| TASK REQUIREMENTS |
Take the listing from its first line through the line that contains "11.1, 10.5, 10.0, 10.0]" and please retype those lines exactly, leaving out the pictures.

| DATA EXTRACT |
##########
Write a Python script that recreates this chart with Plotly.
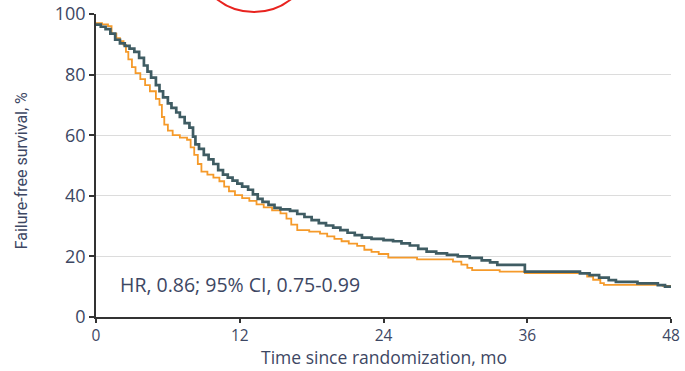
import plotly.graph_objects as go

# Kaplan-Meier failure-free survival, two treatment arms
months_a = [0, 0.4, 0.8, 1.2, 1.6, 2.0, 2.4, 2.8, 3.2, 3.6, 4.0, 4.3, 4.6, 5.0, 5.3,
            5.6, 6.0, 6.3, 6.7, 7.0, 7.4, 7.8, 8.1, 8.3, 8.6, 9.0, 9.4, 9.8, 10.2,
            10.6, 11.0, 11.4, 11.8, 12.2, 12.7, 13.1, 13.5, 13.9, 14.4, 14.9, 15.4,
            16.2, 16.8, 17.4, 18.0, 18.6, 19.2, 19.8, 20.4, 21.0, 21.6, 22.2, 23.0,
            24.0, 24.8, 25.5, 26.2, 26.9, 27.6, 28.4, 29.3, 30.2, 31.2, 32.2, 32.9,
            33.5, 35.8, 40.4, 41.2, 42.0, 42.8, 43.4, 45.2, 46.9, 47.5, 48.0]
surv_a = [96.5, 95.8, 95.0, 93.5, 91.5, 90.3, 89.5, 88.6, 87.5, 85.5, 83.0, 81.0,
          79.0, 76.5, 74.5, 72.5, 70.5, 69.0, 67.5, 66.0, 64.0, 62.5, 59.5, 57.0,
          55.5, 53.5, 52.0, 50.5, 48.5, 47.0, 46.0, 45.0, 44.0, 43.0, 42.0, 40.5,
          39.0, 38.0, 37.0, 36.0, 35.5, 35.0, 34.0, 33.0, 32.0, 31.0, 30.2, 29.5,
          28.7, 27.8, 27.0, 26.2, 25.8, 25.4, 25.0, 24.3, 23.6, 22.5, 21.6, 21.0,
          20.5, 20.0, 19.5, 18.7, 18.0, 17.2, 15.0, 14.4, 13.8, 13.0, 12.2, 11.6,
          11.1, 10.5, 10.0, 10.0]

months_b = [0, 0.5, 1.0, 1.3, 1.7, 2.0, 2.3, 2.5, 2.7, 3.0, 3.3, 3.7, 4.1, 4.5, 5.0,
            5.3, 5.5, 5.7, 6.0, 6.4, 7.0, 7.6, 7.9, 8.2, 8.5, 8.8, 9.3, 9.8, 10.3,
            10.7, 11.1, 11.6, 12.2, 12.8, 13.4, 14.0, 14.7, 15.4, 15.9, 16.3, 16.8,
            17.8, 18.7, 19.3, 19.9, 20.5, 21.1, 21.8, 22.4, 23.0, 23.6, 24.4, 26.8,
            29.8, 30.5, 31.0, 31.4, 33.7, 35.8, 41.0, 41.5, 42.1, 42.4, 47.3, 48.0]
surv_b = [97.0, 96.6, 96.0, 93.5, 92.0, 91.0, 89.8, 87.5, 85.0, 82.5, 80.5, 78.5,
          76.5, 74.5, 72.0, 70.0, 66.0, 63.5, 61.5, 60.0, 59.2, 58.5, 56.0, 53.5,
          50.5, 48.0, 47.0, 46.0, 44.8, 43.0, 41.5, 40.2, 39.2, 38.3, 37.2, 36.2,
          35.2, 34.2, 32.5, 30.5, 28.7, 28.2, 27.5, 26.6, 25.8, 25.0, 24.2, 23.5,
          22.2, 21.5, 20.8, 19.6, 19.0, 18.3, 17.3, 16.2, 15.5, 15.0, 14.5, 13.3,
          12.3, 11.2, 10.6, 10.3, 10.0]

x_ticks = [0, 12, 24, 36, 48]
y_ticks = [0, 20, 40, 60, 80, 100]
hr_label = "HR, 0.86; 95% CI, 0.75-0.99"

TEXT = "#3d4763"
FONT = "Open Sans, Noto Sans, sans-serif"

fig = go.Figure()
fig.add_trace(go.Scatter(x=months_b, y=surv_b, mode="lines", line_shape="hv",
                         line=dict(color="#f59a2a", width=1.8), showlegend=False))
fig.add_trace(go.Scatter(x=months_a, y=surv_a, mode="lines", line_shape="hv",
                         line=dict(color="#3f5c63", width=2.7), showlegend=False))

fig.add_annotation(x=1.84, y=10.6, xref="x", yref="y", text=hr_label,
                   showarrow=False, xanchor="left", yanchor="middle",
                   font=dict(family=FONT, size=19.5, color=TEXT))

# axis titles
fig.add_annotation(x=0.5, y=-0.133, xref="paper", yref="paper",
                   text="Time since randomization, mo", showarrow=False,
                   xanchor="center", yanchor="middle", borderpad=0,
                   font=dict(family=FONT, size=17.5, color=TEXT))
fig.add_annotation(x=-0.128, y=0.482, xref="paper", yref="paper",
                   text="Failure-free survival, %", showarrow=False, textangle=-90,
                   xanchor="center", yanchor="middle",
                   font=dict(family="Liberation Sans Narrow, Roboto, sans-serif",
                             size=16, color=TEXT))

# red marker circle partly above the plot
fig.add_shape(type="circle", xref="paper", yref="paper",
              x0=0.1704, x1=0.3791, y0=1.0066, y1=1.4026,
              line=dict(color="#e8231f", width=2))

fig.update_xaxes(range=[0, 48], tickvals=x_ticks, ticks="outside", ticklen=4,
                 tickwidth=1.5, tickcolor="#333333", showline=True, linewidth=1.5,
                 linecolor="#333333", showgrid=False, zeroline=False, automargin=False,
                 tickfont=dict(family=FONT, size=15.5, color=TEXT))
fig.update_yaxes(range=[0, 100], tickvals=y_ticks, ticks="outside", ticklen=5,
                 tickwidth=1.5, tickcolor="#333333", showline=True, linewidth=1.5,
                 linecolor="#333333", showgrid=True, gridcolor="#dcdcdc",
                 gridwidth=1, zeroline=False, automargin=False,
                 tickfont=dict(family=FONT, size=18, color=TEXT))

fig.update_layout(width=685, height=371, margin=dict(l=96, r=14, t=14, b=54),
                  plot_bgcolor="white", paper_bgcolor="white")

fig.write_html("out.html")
##########
| WRITTEN SOLUTION |
Write a Python script that recreates this chart with Plotly.
import plotly.graph_objects as go

# Kaplan-Meier failure-free survival, two treatment arms
months_a = [0, 0.4, 0.8, 1.2, 1.6, 2.0, 2.4, 2.8, 3.2, 3.6, 4.0, 4.3, 4.6, 5.0, 5.3,
            5.6, 6.0, 6.3, 6.7, 7.0, 7.4, 7.8, 8.1, 8.3, 8.6, 9.0, 9.4, 9.8, 10.2,
            10.6, 11.0, 11.4, 11.8, 12.2, 12.7, 13.1, 13.5, 13.9, 14.4, 14.9, 15.4,
            16.2, 16.8, 17.4, 18.0, 18.6, 19.2, 19.8, 20.4, 21.0, 21.6, 22.2, 23.0,
            24.0, 24.8, 25.5, 26.2, 26.9, 27.6, 28.4, 29.3, 30.2, 31.2, 32.2, 32.9,
            33.5, 35.8, 40.4, 41.2, 42.0, 42.8, 43.4, 45.2, 46.9, 47.5, 48.0]
surv_a = [96.5, 95.8, 95.0, 93.5, 91.5, 90.3, 89.5, 88.6, 87.5, 85.5, 83.0, 81.0,
          79.0, 76.5, 74.5, 72.5, 70.5, 69.0, 67.5, 66.0, 64.0, 62.5, 59.5, 57.0,
          55.5, 53.5, 52.0, 50.5, 48.5, 47.0, 46.0, 45.0, 44.0, 43.0, 42.0, 40.5,
          39.0, 38.0, 37.0, 36.0, 35.5, 35.0, 34.0, 33.0, 32.0, 31.0, 30.2, 29.5,
          28.7, 27.8, 27.0, 26.2, 25.8, 25.4, 25.0, 24.3, 23.6, 22.5, 21.6, 21.0,
          20.5, 20.0, 19.5, 18.7, 18.0, 17.2, 15.0, 14.4, 13.8, 13.0, 12.2, 11.6,
          11.1, 10.5, 10.0, 10.0]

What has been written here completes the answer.